6 April 2009
Today we packed up and headed south to the small fishing village of San Juan del Oriente. Before leaving I made a quick visit to the market in downtown Granada where the Nicas, not the tourists, shop. In my travels, I find these kinds of places a truer picture of where I'm visiting, and this was no exception. I never photograph in these public areas because you never know who might be offended, but it's wonderful to weave through the usually tight little aisles, looking at the food, supplies, and clothing for sale. The people are all very busy trying to sell their wares, cooking made-to-order tortillas, mixing herbs and natural medicines, talking with their friends in the next stall--all very vibrant and alive. I got much more of the feel of what life is like everyday for Granadians, sites that the tourist markets and fancy hotels can't possibly show us.
San Juan is close to the border, a small fishing village surrounded by tall cliffs. I don't know how to describe the resort we were in except to say that we referred to it the rest of the time as the OMG resort and said thanks to Elon and Linda every hour! Its official name is Piedras y Olas (rocks and waves), and we all thought we'd died and gone to heaven, and actually quite reasonable during non-holiday seasons. Of course you have to factor in a flight to Managua. . . . Some of the girls are already planning honeymoons here, and it's on my list of places to revisit. Our large group was divided into four smaller groups: the 6 guys, the 10 girls into 2 groups, and Carmen (our Meso representative) and me. Each group had its own casita (little house--although they weren't very little), complete with kitchen, views, porches--absolutely beautiful in every aspect. The only drawback--or not, according to whom you talk--are the stairs--hundreds of them. We all certainly got our exercise. I took many pictures of the architectural elements to steal later! But more than being an incredibly beautiful place with gorgeous gardens and views, this place supports various community resources through its Brugger foundation and runs an animal habitat for rescued animals, including cats, dogs, and monkeys, that could not live any other way. It's one thing to create a beautiful place for people to enjoy, but an entirely other thing to help the community and animals in addition to catering to tourists.

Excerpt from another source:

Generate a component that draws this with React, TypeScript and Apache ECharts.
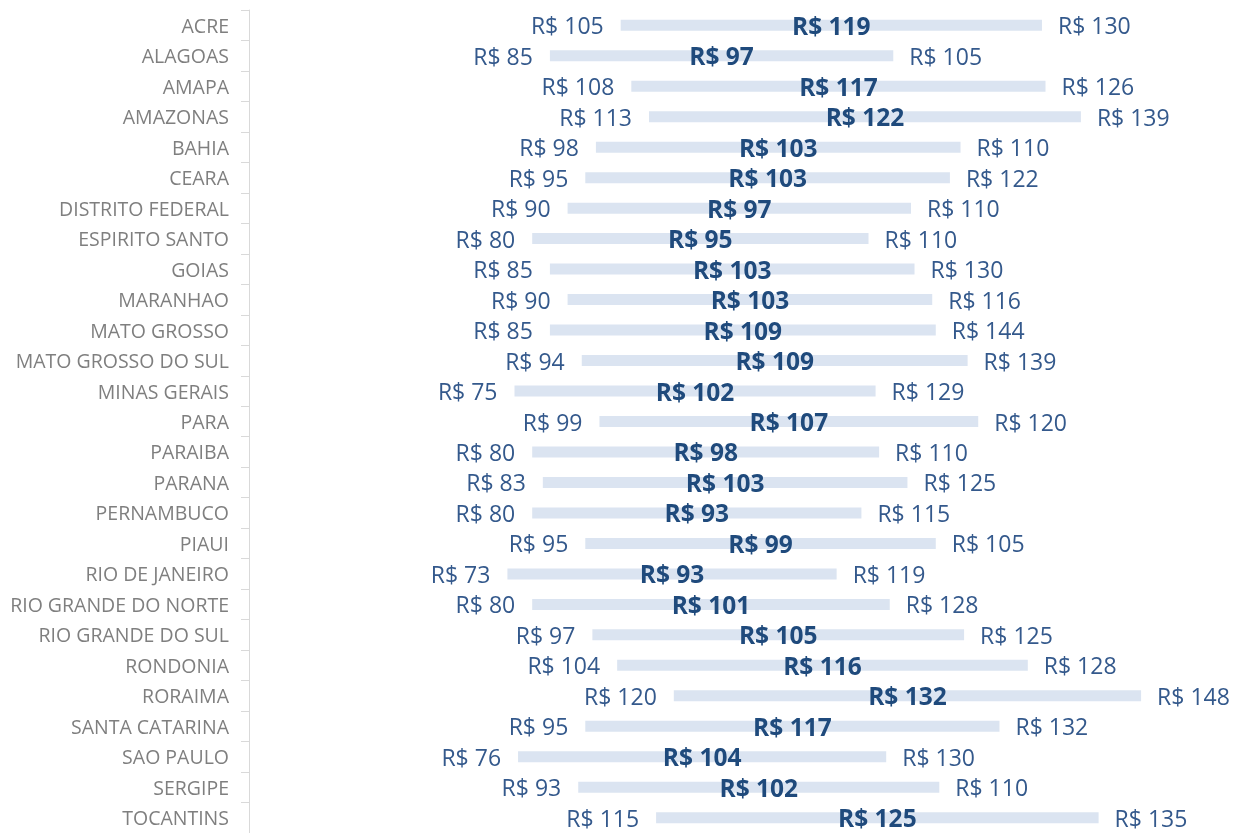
import React, { useEffect, useRef } from "react";
import * as echarts from "echarts";

const states: string[] = [
  "ACRE", "ALAGOAS", "AMAPA", "AMAZONAS", "BAHIA", "CEARA", "DISTRITO FEDERAL",
  "ESPIRITO SANTO", "GOIAS", "MARANHAO", "MATO GROSSO", "MATO GROSSO DO SUL",
  "MINAS GERAIS", "PARA", "PARAIBA", "PARANA", "PERNAMBUCO", "PIAUI",
  "RIO DE JANEIRO", "RIO GRANDE DO NORTE", "RIO GRANDE DO SUL", "RONDONIA",
  "RORAIMA", "SANTA CATARINA", "SAO PAULO", "SERGIPE", "TOCANTINS",
];
const minValues: number[] = [
  105, 85, 108, 113, 98, 95, 90, 80, 85, 90, 85, 94, 75, 99, 80, 83, 80, 95, 73,
  80, 97, 104, 120, 95, 76, 93, 115,
];
const avgValues: number[] = [
  119, 97, 117, 122, 103, 103, 97, 95, 103, 103, 109, 109, 102, 107, 98, 103, 93,
  99, 93, 101, 105, 116, 132, 117, 104, 102, 125,
];
const maxValues: number[] = [
  130, 105, 126, 139, 110, 122, 110, 110, 130, 116, 144, 139, 129, 120, 110, 125,
  115, 105, 119, 128, 125, 128, 148, 132, 130, 110, 135,
];
const spacer: number[] = states.map(() => 0);

const money = (v: number) => "R$ " + v;

export default function App() {
  const ref = useRef<HTMLDivElement>(null);
  useEffect(() => {
    if (!ref.current) return;
    const chart = echarts.init(ref.current, null, { renderer: "svg" });
    const font = "'Open Sans', sans-serif";
    chart.setOption({
      animation: false,
      grid: { left: 249, top: 10, width: 973.5, height: 825.6 },
      xAxis: {
        type: "value",
        min: 0,
        max: 275,
        show: false,
      },
      yAxis: {
        type: "category",
        data: states,
        inverse: true,
        axisLine: { show: true, lineStyle: { color: "#d9d9d9", width: 1 } },
        axisTick: { show: true, length: 8, lineStyle: { color: "#d9d9d9" } },
        axisLabel: {
          color: "#7f7f7f",
          fontFamily: font,
          fontSize: 19.5,
          margin: 20,
          padding: [0, 0, 3, 0],
        },
        splitLine: { show: false },
      },
      series: [
        {
          type: "bar",
          stack: "s",
          data: minValues,
          barWidth: 11,
          itemStyle: { color: "transparent" },
          label: {
            show: true,
            position: "insideRight",
            distance: 17,
            formatter: (p: any) => money(minValues[p.dataIndex]),
            color: "#34598c",
            fontFamily: font,
            fontSize: 23,
          },
          silent: true,
        },
        {
          type: "bar",
          stack: "s",
          data: avgValues,
          barWidth: 11,
          itemStyle: { color: "#dbe4f1" },
          label: {
            show: true,
            position: "inside",
            formatter: (p: any) => money(avgValues[p.dataIndex]),
            color: "#1f4a7c",
            fontFamily: font,
            fontWeight: "bold",
            fontSize: 24.5,
          },
        },
        {
          type: "bar",
          stack: "s",
          data: spacer,
          barWidth: 11,
          itemStyle: { color: "transparent" },
          label: {
            show: true,
            position: "right",
            distance: 16,
            formatter: (p: any) => money(maxValues[p.dataIndex]),
            color: "#34598c",
            fontFamily: font,
            fontSize: 23,
          },
          silent: true,
        },
      ],
    });
    return () => chart.dispose();
  }, []);
  return (
    <div
      ref={ref}
      style={{ position: "fixed", left: 0, top: 0, width: 1237, height: 833 }}
    />
  );
}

This weekend was Final Four (and if you're from North Carolina, you know what that means!). We did a bit of good-natured trash talking with a group that dared to wear Michigan State t-shirts, but they were pretty quiet at breakfast the next morning :)
Some of us cooked dinner in our kitchens, while others enjoyed margaritas at sunset and a beachfront dinner in the village (where the realities of hungry children found us again), and returned to our perch to enjoy the evening. In the morning after a huge breakfast, most of us took advantage of one last session by the pool, and then reluctantly climbed aboard the bus for the not-looking-forward-to border crossing and the long bus ride to San Jose. Fortunately, thanks to Carmen's maneuvering, we were able to get through customs in half the time and stopped for an early dinner break, where we all ended up in a Subway. We looked so American that I had to take a picture of us on a platform in the parking lot beside a strip mall, eating our subs.
All in all, this trip was amazing in so many different ways. Our visas were refreshed, we were refreshed, but we had seen many troubling things that are very different from what we've experienced in Costa Rica. The roads seem better in Nicaragua, but other than that, we feel pretty lucky to be in Costa Rica.